When It Feels Like It’s Not Working

Resistance, doubt, and impatience are not signs of failure; they are predictable stages. When the practice feels flat, it usually means you have slipped into mechanical repetition or you are scripting from lack rather than from receiving. Return to the emotion, get more specific, and check whether you have taken any real-world action this week. A guided structure keeps you honest, which is why our 369 manifestation journal pairs the daily cadence with emotional anchoring and aligned-action prompts, so you are not just writing, you are moving. Not sure which journal fits your goal? Take our quick find your journal quiz.

The 369 method works when you treat it as psychology with a soul, not superstition. Understand the mechanism, bring the feeling, take the step, and the practice does exactly what it promises.

What 33 Days Actually Looks Like, Week by Week

Week one is the honeymoon. The novelty carries you, the writing feels exciting, and you are sure this time is different. Week two is where most people quit, because the novelty fades and nothing visible has changed yet. This is exactly when the attentional retraining is happening beneath the surface, so the instruction is simple: keep writing, and keep feeling. Week three is when the nudges usually begin, the small coincidences and openings that are easy to dismiss if you are not paying attention. Week four and beyond is integration, where the practice stops being something you do and becomes the way you naturally orient your attention. If you treat the boring middle as proof the method is broken, you will miss the part where it finally works.

Common 369 Mistakes to Avoid

The first mistake is writing from desperation. When every entry secretly means I do not have this and I am afraid I never will, you are reinforcing lack, not abundance. Shift to gratitude as if it is already done. The second mistake is going through the motions without emotion, which trains repetition but skips the encoder that makes it stick.
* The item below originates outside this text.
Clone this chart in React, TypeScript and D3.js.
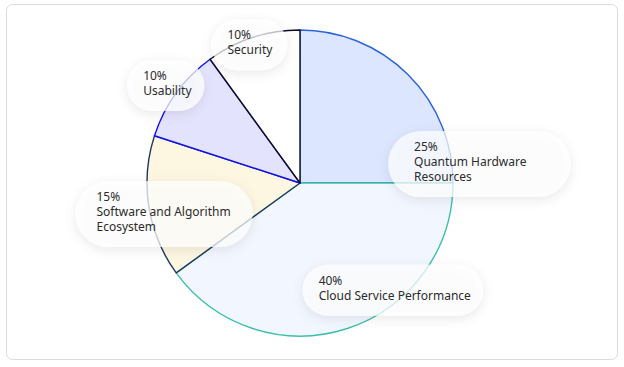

The third is treating the writing as the whole job. Manifestation is attention plus action, and skipping the action half is why so many people decide it does not work. The fourth is impatience, abandoning the practice on day nine because the universe did not deliver on day eight. Give it the full cycle, bring real feeling, take aligned steps, and you remove almost every reason the method fails.

Does the 369 Method Have to Be Exactly Three, Six, and Nine?

No, and understanding why is freeing. The specific counts give the practice a memorable shape and three reliable anchor points, but the active ingredients are clarity, repetition, emotion, and action, not the numbers themselves. People succeed with 55×5, with simple morning and evening scripting, and with a single deeply felt paragraph a day. If the 369 structure helps you stay consistent, keep it. If it ever becomes a source of anxiety or rigid counting, loosen it. What you never want to drop is the feeling and the follow-through, because those are the parts actually doing the work. The method is a container for a practice, not a magic spell that breaks if you miscount. Hold it lightly, show up daily, and let the psychology do exactly what it is designed to do.